• EXERCISE INSTRUCTIONS
Provide an exact copy of the data, excluding the images.

Source code of charts
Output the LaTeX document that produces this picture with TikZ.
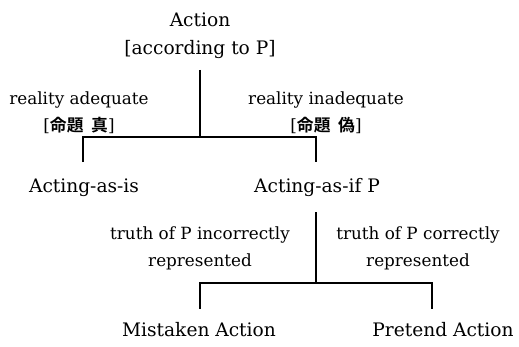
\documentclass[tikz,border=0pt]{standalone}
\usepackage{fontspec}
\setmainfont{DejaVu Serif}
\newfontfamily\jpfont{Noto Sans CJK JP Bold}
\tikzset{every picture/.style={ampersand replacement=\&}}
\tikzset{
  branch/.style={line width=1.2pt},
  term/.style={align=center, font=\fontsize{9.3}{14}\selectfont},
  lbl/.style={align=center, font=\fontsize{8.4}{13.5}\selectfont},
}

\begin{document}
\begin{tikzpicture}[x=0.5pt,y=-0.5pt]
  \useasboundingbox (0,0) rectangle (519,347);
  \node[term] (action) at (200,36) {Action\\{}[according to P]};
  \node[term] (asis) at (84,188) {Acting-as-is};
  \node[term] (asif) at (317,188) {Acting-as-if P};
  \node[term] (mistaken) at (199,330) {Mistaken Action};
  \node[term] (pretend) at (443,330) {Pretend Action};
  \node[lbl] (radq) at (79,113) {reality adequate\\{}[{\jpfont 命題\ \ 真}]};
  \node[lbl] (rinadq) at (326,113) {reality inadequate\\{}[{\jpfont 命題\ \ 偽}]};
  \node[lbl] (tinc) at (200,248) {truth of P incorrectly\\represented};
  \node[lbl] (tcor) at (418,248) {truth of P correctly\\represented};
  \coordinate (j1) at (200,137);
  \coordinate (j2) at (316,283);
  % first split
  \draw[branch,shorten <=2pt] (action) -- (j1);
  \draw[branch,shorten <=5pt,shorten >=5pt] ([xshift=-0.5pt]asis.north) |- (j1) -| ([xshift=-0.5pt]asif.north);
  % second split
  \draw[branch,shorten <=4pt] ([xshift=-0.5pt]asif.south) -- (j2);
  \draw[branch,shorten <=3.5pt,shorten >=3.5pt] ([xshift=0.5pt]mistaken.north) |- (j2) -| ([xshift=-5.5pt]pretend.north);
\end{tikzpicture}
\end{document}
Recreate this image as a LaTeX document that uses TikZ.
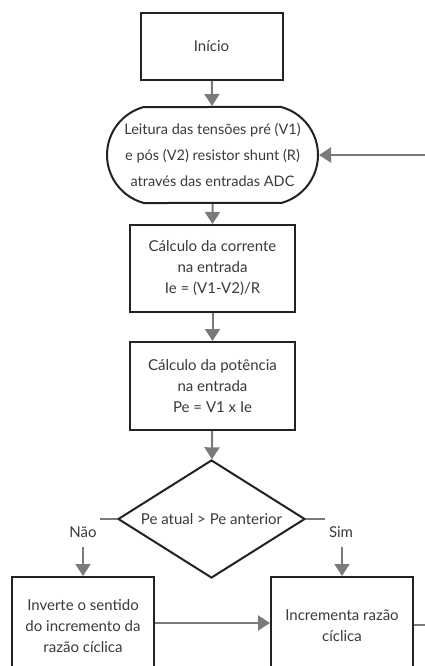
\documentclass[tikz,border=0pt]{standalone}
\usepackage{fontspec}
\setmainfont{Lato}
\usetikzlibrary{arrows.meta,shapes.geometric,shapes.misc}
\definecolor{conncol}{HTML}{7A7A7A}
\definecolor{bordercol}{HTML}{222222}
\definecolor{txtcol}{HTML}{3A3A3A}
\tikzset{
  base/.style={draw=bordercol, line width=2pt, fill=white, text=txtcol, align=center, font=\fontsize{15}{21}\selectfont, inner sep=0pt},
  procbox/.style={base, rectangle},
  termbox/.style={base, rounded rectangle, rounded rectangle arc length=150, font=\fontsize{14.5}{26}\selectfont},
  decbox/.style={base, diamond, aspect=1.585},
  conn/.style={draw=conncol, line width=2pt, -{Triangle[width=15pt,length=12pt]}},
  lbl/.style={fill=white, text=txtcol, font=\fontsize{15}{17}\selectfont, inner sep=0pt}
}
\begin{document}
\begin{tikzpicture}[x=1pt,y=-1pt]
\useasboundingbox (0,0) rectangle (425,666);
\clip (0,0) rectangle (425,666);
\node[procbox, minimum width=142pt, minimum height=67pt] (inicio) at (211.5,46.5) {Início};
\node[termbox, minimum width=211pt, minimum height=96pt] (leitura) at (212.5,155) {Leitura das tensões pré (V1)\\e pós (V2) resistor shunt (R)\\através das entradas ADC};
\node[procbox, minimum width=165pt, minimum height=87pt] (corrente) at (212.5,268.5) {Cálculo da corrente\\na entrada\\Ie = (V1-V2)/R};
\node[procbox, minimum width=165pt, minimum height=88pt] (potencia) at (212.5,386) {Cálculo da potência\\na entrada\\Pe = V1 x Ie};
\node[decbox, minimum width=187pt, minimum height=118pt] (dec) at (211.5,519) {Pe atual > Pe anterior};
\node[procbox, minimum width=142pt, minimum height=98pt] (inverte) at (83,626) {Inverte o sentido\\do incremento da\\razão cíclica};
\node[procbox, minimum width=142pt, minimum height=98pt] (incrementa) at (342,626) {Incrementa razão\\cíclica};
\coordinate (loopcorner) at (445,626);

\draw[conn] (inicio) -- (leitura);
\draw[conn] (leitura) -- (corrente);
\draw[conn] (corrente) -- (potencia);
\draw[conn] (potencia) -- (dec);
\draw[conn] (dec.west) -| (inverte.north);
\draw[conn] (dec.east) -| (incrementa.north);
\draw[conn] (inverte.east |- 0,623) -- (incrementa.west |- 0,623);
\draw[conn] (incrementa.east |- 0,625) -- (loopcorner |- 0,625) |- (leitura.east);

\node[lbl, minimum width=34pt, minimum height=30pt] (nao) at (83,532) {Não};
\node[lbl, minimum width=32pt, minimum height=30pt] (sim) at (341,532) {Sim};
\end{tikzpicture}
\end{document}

• FULL OUTPUT
Output the LaTeX document that produces this picture with TikZ.
\documentclass[tikz,border=0pt]{standalone}
\usepackage{fontspec}
\setmainfont{DejaVu Serif}
\newfontfamily\jpfont{Noto Sans CJK JP Bold}
\tikzset{every picture/.style={ampersand replacement=\&}}
\tikzset{
  branch/.style={line width=1.2pt},
  term/.style={align=center, font=\fontsize{9.3}{14}\selectfont},
  lbl/.style={align=center, font=\fontsize{8.4}{13.5}\selectfont},
}

\begin{document}
\begin{tikzpicture}[x=0.5pt,y=-0.5pt]
  \useasboundingbox (0,0) rectangle (519,347);
  \node[term] (action) at (200,36) {Action\\{}[according to P]};
  \node[term] (asis) at (84,188) {Acting-as-is};
  \node[term] (asif) at (317,188) {Acting-as-if P};
  \node[term] (mistaken) at (199,330) {Mistaken Action};
  \node[term] (pretend) at (443,330) {Pretend Action};
  \node[lbl] (radq) at (79,113) {reality adequate\\{}[{\jpfont 命題\ \ 真}]};
  \node[lbl] (rinadq) at (326,113) {reality inadequate\\{}[{\jpfont 命題\ \ 偽}]};
  \node[lbl] (tinc) at (200,248) {truth of P incorrectly\\represented};
  \node[lbl] (tcor) at (418,248) {truth of P correctly\\represented};
  \coordinate (j1) at (200,137);
  \coordinate (j2) at (316,283);
  % first split
  \draw[branch,shorten <=2pt] (action) -- (j1);
  \draw[branch,shorten <=5pt,shorten >=5pt] ([xshift=-0.5pt]asis.north) |- (j1) -| ([xshift=-0.5pt]asif.north);
  % second split
  \draw[branch,shorten <=4pt] ([xshift=-0.5pt]asif.south) -- (j2);
  \draw[branch,shorten <=3.5pt,shorten >=3.5pt] ([xshift=0.5pt]mistaken.north) |- (j2) -| ([xshift=-5.5pt]pretend.north);
\end{tikzpicture}
\end{document}
Recreate this image as a LaTeX document that uses TikZ.
\documentclass[tikz,border=0pt]{standalone}
\usepackage{fontspec}
\setmainfont{Lato}
\usetikzlibrary{arrows.meta,shapes.geometric,shapes.misc}
\definecolor{conncol}{HTML}{7A7A7A}
\definecolor{bordercol}{HTML}{222222}
\definecolor{txtcol}{HTML}{3A3A3A}
\tikzset{
  base/.style={draw=bordercol, line width=2pt, fill=white, text=txtcol, align=center, font=\fontsize{15}{21}\selectfont, inner sep=0pt},
  procbox/.style={base, rectangle},
  termbox/.style={base, rounded rectangle, rounded rectangle arc length=150, font=\fontsize{14.5}{26}\selectfont},
  decbox/.style={base, diamond, aspect=1.585},
  conn/.style={draw=conncol, line width=2pt, -{Triangle[width=15pt,length=12pt]}},
  lbl/.style={fill=white, text=txtcol, font=\fontsize{15}{17}\selectfont, inner sep=0pt}
}
\begin{document}
\begin{tikzpicture}[x=1pt,y=-1pt]
\useasboundingbox (0,0) rectangle (425,666);
\clip (0,0) rectangle (425,666);
\node[procbox, minimum width=142pt, minimum height=67pt] (inicio) at (211.5,46.5) {Início};
\node[termbox, minimum width=211pt, minimum height=96pt] (leitura) at (212.5,155) {Leitura das tensões pré (V1)\\e pós (V2) resistor shunt (R)\\através das entradas ADC};
\node[procbox, minimum width=165pt, minimum height=87pt] (corrente) at (212.5,268.5) {Cálculo da corrente\\na entrada\\Ie = (V1-V2)/R};
\node[procbox, minimum width=165pt, minimum height=88pt] (potencia) at (212.5,386) {Cálculo da potência\\na entrada\\Pe = V1 x Ie};
\node[decbox, minimum width=187pt, minimum height=118pt] (dec) at (211.5,519) {Pe atual > Pe anterior};
\node[procbox, minimum width=142pt, minimum height=98pt] (inverte) at (83,626) {Inverte o sentido\\do incremento da\\razão cíclica};
\node[procbox, minimum width=142pt, minimum height=98pt] (incrementa) at (342,626) {Incrementa razão\\cíclica};
\coordinate (loopcorner) at (445,626);

\draw[conn] (inicio) -- (leitura);
\draw[conn] (leitura) -- (corrente);
\draw[conn] (corrente) -- (potencia);
\draw[conn] (potencia) -- (dec);
\draw[conn] (dec.west) -| (inverte.north);
\draw[conn] (dec.east) -| (incrementa.north);
\draw[conn] (inverte.east |- 0,623) -- (incrementa.west |- 0,623);
\draw[conn] (incrementa.east |- 0,625) -- (loopcorner |- 0,625) |- (leitura.east);

\node[lbl, minimum width=34pt, minimum height=30pt] (nao) at (83,532) {Não};
\node[lbl, minimum width=32pt, minimum height=30pt] (sim) at (341,532) {Sim};
\end{tikzpicture}
\end{document}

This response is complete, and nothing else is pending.